• INFORMATION GIVEN:
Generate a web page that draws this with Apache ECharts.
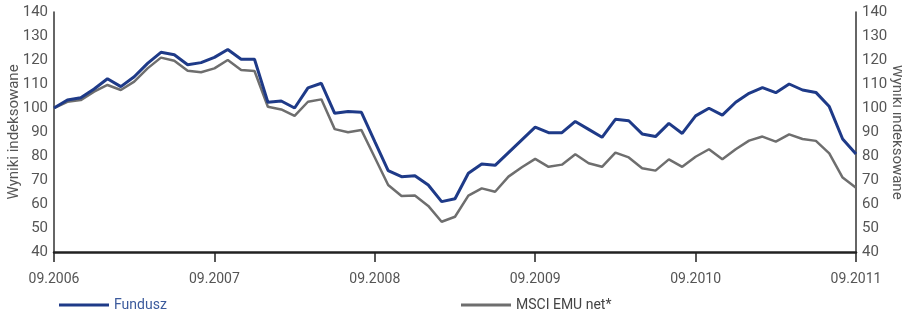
<!DOCTYPE html>
<html>
<head>
<meta charset="utf-8">
<script src="https://cdn.jsdelivr.net/npm/echarts@6/dist/echarts.min.js"></script>
<style>html,body{margin:0;padding:0;background:#fff}#c{width:902px;height:310px}</style>
</head>
<body>
<div id="c"></div>
<script>
// Monthly categories 09.2006 .. 09.2011
const categories = [];
for (let y = 2006, m = 9; !(y === 2011 && m > 9); ) {
  categories.push((m < 10 ? '0' + m : '' + m) + '.' + y);
  m++; if (m > 12) { m = 1; y++; }
}
const fundusz = [100, 103.3, 104.3, 107.9, 112.2, 108.9, 113, 118.6, 123.2, 122.2, 118, 118.9, 121.1, 124.4, 120.3, 120.3, 102.4, 102.9, 100, 108.4, 110.3,
  97.8, 98.5, 98.2, 86, 73.9, 71.4, 71.8, 67.9, 61, 62.2, 72.8, 76.7, 76.1, 81.4, 86.7, 92, 89.7, 89.7, 94.4, 91.1, 87.8, 95.3, 94.7, 89.2, 88.1,
  93.6, 89.4, 96.7, 99.9, 97, 102.4, 106.1, 108.5, 106.4, 110, 107.5, 106.5, 100.6, 87.1, 80.8];
const msci = [100, 102.6, 103.3, 106.8, 109.6, 107.5, 111, 116.5, 121, 119.7, 115.5, 114.9, 116.5, 120, 115.8, 115.4, 100.5, 99.4, 96.7, 102.6, 103.6,
  91.2, 89.9, 90.8, 79.4, 67.9, 63.3, 63.5, 59.2, 52.6, 54.7, 63.5, 66.5, 65.1, 71.4, 75.3, 78.8, 75.5, 76.4, 80.7, 77, 75.5, 81.4, 79.4, 74.9, 73.9,
  78.6, 75.5, 79.7, 82.8, 78.6, 82.8, 86.4, 88.1, 86, 89, 87.1, 86.3, 81.1, 71, 66.8];
const seriesNames = ['Fundusz', 'MSCI EMU net*'];
const axisTitle = 'Wyniki indeksowane';

const chart = echarts.init(document.getElementById('c'), null, {renderer: 'canvas'});
const font = 'Roboto';
const yAxisCommon = {
  type: 'value', min: 40, max: 140, interval: 10,
  splitLine: {show: false},
  axisTick: {show: false},
  axisLine: {show: true, lineStyle: {color: '#333', width: 1.5}},
  axisLabel: {color: '#555', fontSize: 15, fontFamily: font},
  name: axisTitle, nameLocation: 'middle', nameMoveOverlap: false,
  nameTextStyle: {color: '#555', fontSize: 15, fontFamily: font}
};
chart.setOption({
  animation: false,
  grid: {left: 54, right: 46, top: 12, bottom: 58, containLabel: false, outerBoundsMode: 'none'},
  legend: [
    {left: 54, top: 293, itemWidth: 50, itemHeight: 3, icon: 'rect', itemGap: 10,
     data: [{name: seriesNames[0], textStyle: {color: '#3b5a9c'}}],
     textStyle: {fontSize: 14, fontFamily: font}},
    {left: 456, top: 293, itemWidth: 50, itemHeight: 3, icon: 'rect', itemGap: 10,
     data: [{name: seriesNames[1], textStyle: {color: '#444'}}],
     textStyle: {fontSize: 14, fontFamily: font}}
  ],
  xAxis: {
    type: 'category', data: categories, boundaryGap: false,
    axisLine: {lineStyle: {color: '#222', width: 2.5}},
    axisTick: {show: true, interval: 11, length: 10, lineStyle: {color: '#222', width: 1.5}},
    axisLabel: {interval: 11, color: '#555', fontSize: 14, fontFamily: font, margin: 20},
    splitLine: {show: false}
  },
  yAxis: [
    Object.assign({}, yAxisCommon, {position: 'left', nameGap: 32,
      axisLabel: Object.assign({}, yAxisCommon.axisLabel, {margin: 6})}),
    Object.assign({}, yAxisCommon, {position: 'right', nameGap: 33, nameRotate: -90,
      axisLabel: Object.assign({}, yAxisCommon.axisLabel, {margin: 6})})
  ],
  series: [
    {name: seriesNames[1], type: 'line', data: msci, symbol: 'none', z: 2,
     lineStyle: {color: '#6e6e6e', width: 2.5}, itemStyle: {color: '#6e6e6e'}},
    {name: seriesNames[0], type: 'line', data: fundusz, symbol: 'none', z: 3,
     lineStyle: {color: '#1e3a88', width: 3}, itemStyle: {color: '#1e3a88'}}
  ]
});
</script>
</body>
</html>
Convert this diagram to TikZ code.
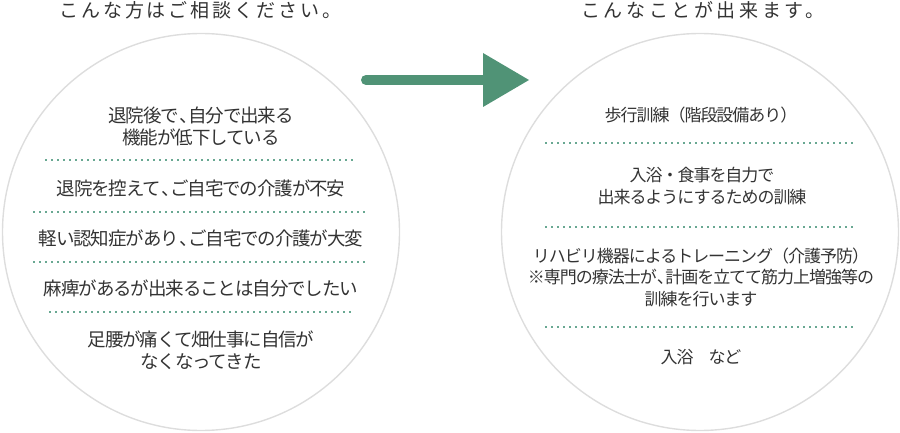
\documentclass[tikz,border=0pt]{standalone}
\usepackage{fontspec}
\setmainfont{Noto Sans CJK JP}[LetterSpace=-6]
\newfontfamily\titlefontL[LetterSpace=15.5]{Noto Sans CJK JP}
\newfontfamily\titlefontR[LetterSpace=19]{Noto Sans CJK JP}
\newcommand\hcomma{\makebox[.5em][l]{、}}
\definecolor{txt}{HTML}{333333}
\definecolor{ring}{HTML}{DDDDDD}
\definecolor{arrowgreen}{RGB}{80,147,118}
\definecolor{dotgreen}{RGB}{105,168,146}
\tikzset{
  ringc/.style={draw=ring, line width=1.4pt},
  itemL/.style={text=txt, align=center, inner sep=0pt, font=\fontsize{18.5}{22}\selectfont},
  itemR/.style={text=txt, align=center, inner sep=0pt, font=\fontsize{17}{21.5}\selectfont},
  sep/.style={draw=dotgreen, line width=1.7pt, dash pattern=on 2.4pt off 3.6pt},
  ttl/.style={text=txt, anchor=west, inner sep=0pt},
  arr/.style={draw=arrowgreen, line width=10pt, line cap=round},
}
\begin{document}
\begin{tikzpicture}[x=1pt, y=-1pt]
\useasboundingbox (0,0) rectangle (900,433);
% circles
\draw[ringc] (201,232) circle (198.5);
\draw[ringc] (700,232) circle (198.5);
% titles
\node[ttl] (tL) at (59,10) {\titlefontL\fontsize{19}{20}\selectfont こんな方はご相談ください。};
\node[ttl] (tR) at (581,10) {\titlefontR\fontsize{19}{20}\selectfont こんなことが出来ます。};
% arrow
\coordinate (as) at (366,80);
\coordinate (ae) at (486,80);
\draw[arr] (as) -- (ae);
\fill[arrowgreen] (483,53) -- (529,80) -- (483,107) -- cycle;
% left items
\node[itemL] (l1) at (201,126) {退院後で\hcomma 自分で出来る\\機能が低下している};
\node[itemL] (l2) at (201,188) {退院を控えて\hcomma ご自宅での介護が不安};
\node[itemL] (l3) at (201,238) {軽い認知症があり\hcomma ご自宅での介護が大変};
\node[itemL] (l4) at (201,288) {麻痺があるが出来ることは自分でしたい};
\node[itemL] (l5) at (201,350) {足腰が痛くて畑仕事に自信が\\なくなってきた};
\draw[sep] (45,160) -- (354,160);
\draw[sep] (33,212) -- (368,212);
\draw[sep] (33,262) -- (366,262);
\draw[sep] (49,312) -- (351,312);
% right items
\node[itemR] (r1) at (701,115) {歩行訓練（階段設備あり）};
\node[itemR] (r2) at (702,186) {入浴・食事を自力で\\出来るようにするための訓練};
\node[itemR] (r3) at (701,277) {リハビリ機器によるトレーニング（介護予防）\\※専門の療法士が\hcomma 計画を立てて筋力上増強等の\\訓練を行います};
\node[itemR] (r4) at (701,357) {入浴　など};
\draw[sep] (545,143) -- (854,143);
\draw[sep] (545,227) -- (854,227);
\draw[sep] (545,327) -- (854,327);
\end{tikzpicture}
\end{document}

• TASK DIRECTIONS:
In your copy of the listing above, reproduce each line exactly and omit all pictures.

• WRITTEN ANSWER:
Generate a web page that draws this with Apache ECharts.
<!DOCTYPE html>
<html>
<head>
<meta charset="utf-8">
<script src="https://cdn.jsdelivr.net/npm/echarts@6/dist/echarts.min.js"></script>
<style>html,body{margin:0;padding:0;background:#fff}#c{width:902px;height:310px}</style>
</head>
<body>
<div id="c"></div>
<script>
// Monthly categories 09.2006 .. 09.2011
const categories = [];
for (let y = 2006, m = 9; !(y === 2011 && m > 9); ) {
  categories.push((m < 10 ? '0' + m : '' + m) + '.' + y);
  m++; if (m > 12) { m = 1; y++; }
}
const fundusz = [100, 103.3, 104.3, 107.9, 112.2, 108.9, 113, 118.6, 123.2, 122.2, 118, 118.9, 121.1, 124.4, 120.3, 120.3, 102.4, 102.9, 100, 108.4, 110.3,
  97.8, 98.5, 98.2, 86, 73.9, 71.4, 71.8, 67.9, 61, 62.2, 72.8, 76.7, 76.1, 81.4, 86.7, 92, 89.7, 89.7, 94.4, 91.1, 87.8, 95.3, 94.7, 89.2, 88.1,
  93.6, 89.4, 96.7, 99.9, 97, 102.4, 106.1, 108.5, 106.4, 110, 107.5, 106.5, 100.6, 87.1, 80.8];
const msci = [100, 102.6, 103.3, 106.8, 109.6, 107.5, 111, 116.5, 121, 119.7, 115.5, 114.9, 116.5, 120, 115.8, 115.4, 100.5, 99.4, 96.7, 102.6, 103.6,
  91.2, 89.9, 90.8, 79.4, 67.9, 63.3, 63.5, 59.2, 52.6, 54.7, 63.5, 66.5, 65.1, 71.4, 75.3, 78.8, 75.5, 76.4, 80.7, 77, 75.5, 81.4, 79.4, 74.9, 73.9,
  78.6, 75.5, 79.7, 82.8, 78.6, 82.8, 86.4, 88.1, 86, 89, 87.1, 86.3, 81.1, 71, 66.8];
const seriesNames = ['Fundusz', 'MSCI EMU net*'];
const axisTitle = 'Wyniki indeksowane';

const chart = echarts.init(document.getElementById('c'), null, {renderer: 'canvas'});
const font = 'Roboto';
const yAxisCommon = {
  type: 'value', min: 40, max: 140, interval: 10,
  splitLine: {show: false},
  axisTick: {show: false},
  axisLine: {show: true, lineStyle: {color: '#333', width: 1.5}},
  axisLabel: {color: '#555', fontSize: 15, fontFamily: font},
  name: axisTitle, nameLocation: 'middle', nameMoveOverlap: false,
  nameTextStyle: {color: '#555', fontSize: 15, fontFamily: font}
};
chart.setOption({
  animation: false,
  grid: {left: 54, right: 46, top: 12, bottom: 58, containLabel: false, outerBoundsMode: 'none'},
  legend: [
    {left: 54, top: 293, itemWidth: 50, itemHeight: 3, icon: 'rect', itemGap: 10,
     data: [{name: seriesNames[0], textStyle: {color: '#3b5a9c'}}],
     textStyle: {fontSize: 14, fontFamily: font}},
    {left: 456, top: 293, itemWidth: 50, itemHeight: 3, icon: 'rect', itemGap: 10,
     data: [{name: seriesNames[1], textStyle: {color: '#444'}}],
     textStyle: {fontSize: 14, fontFamily: font}}
  ],
  xAxis: {
    type: 'category', data: categories, boundaryGap: false,
    axisLine: {lineStyle: {color: '#222', width: 2.5}},
    axisTick: {show: true, interval: 11, length: 10, lineStyle: {color: '#222', width: 1.5}},
    axisLabel: {interval: 11, color: '#555', fontSize: 14, fontFamily: font, margin: 20},
    splitLine: {show: false}
  },
  yAxis: [
    Object.assign({}, yAxisCommon, {position: 'left', nameGap: 32,
      axisLabel: Object.assign({}, yAxisCommon.axisLabel, {margin: 6})}),
    Object.assign({}, yAxisCommon, {position: 'right', nameGap: 33, nameRotate: -90,
      axisLabel: Object.assign({}, yAxisCommon.axisLabel, {margin: 6})})
  ],
  series: [
    {name: seriesNames[1], type: 'line', data: msci, symbol: 'none', z: 2,
     lineStyle: {color: '#6e6e6e', width: 2.5}, itemStyle: {color: '#6e6e6e'}},
    {name: seriesNames[0], type: 'line', data: fundusz, symbol: 'none', z: 3,
     lineStyle: {color: '#1e3a88', width: 3}, itemStyle: {color: '#1e3a88'}}
  ]
});
</script>
</body>
</html>
Convert this diagram to TikZ code.
\documentclass[tikz,border=0pt]{standalone}
\usepackage{fontspec}
\setmainfont{Noto Sans CJK JP}[LetterSpace=-6]
\newfontfamily\titlefontL[LetterSpace=15.5]{Noto Sans CJK JP}
\newfontfamily\titlefontR[LetterSpace=19]{Noto Sans CJK JP}
\newcommand\hcomma{\makebox[.5em][l]{、}}
\definecolor{txt}{HTML}{333333}
\definecolor{ring}{HTML}{DDDDDD}
\definecolor{arrowgreen}{RGB}{80,147,118}
\definecolor{dotgreen}{RGB}{105,168,146}
\tikzset{
  ringc/.style={draw=ring, line width=1.4pt},
  itemL/.style={text=txt, align=center, inner sep=0pt, font=\fontsize{18.5}{22}\selectfont},
  itemR/.style={text=txt, align=center, inner sep=0pt, font=\fontsize{17}{21.5}\selectfont},
  sep/.style={draw=dotgreen, line width=1.7pt, dash pattern=on 2.4pt off 3.6pt},
  ttl/.style={text=txt, anchor=west, inner sep=0pt},
  arr/.style={draw=arrowgreen, line width=10pt, line cap=round},
}
\begin{document}
\begin{tikzpicture}[x=1pt, y=-1pt]
\useasboundingbox (0,0) rectangle (900,433);
% circles
\draw[ringc] (201,232) circle (198.5);
\draw[ringc] (700,232) circle (198.5);
% titles
\node[ttl] (tL) at (59,10) {\titlefontL\fontsize{19}{20}\selectfont こんな方はご相談ください。};
\node[ttl] (tR) at (581,10) {\titlefontR\fontsize{19}{20}\selectfont こんなことが出来ます。};
% arrow
\coordinate (as) at (366,80);
\coordinate (ae) at (486,80);
\draw[arr] (as) -- (ae);
\fill[arrowgreen] (483,53) -- (529,80) -- (483,107) -- cycle;
% left items
\node[itemL] (l1) at (201,126) {退院後で\hcomma 自分で出来る\\機能が低下している};
\node[itemL] (l2) at (201,188) {退院を控えて\hcomma ご自宅での介護が不安};
\node[itemL] (l3) at (201,238) {軽い認知症があり\hcomma ご自宅での介護が大変};
\node[itemL] (l4) at (201,288) {麻痺があるが出来ることは自分でしたい};
\node[itemL] (l5) at (201,350) {足腰が痛くて畑仕事に自信が\\なくなってきた};
\draw[sep] (45,160) -- (354,160);
\draw[sep] (33,212) -- (368,212);
\draw[sep] (33,262) -- (366,262);
\draw[sep] (49,312) -- (351,312);
% right items
\node[itemR] (r1) at (701,115) {歩行訓練（階段設備あり）};
\node[itemR] (r2) at (702,186) {入浴・食事を自力で\\出来るようにするための訓練};
\node[itemR] (r3) at (701,277) {リハビリ機器によるトレーニング（介護予防）\\※専門の療法士が\hcomma 計画を立てて筋力上増強等の\\訓練を行います};
\node[itemR] (r4) at (701,357) {入浴　など};
\draw[sep] (545,143) -- (854,143);
\draw[sep] (545,227) -- (854,227);
\draw[sep] (545,327) -- (854,327);
\end{tikzpicture}
\end{document}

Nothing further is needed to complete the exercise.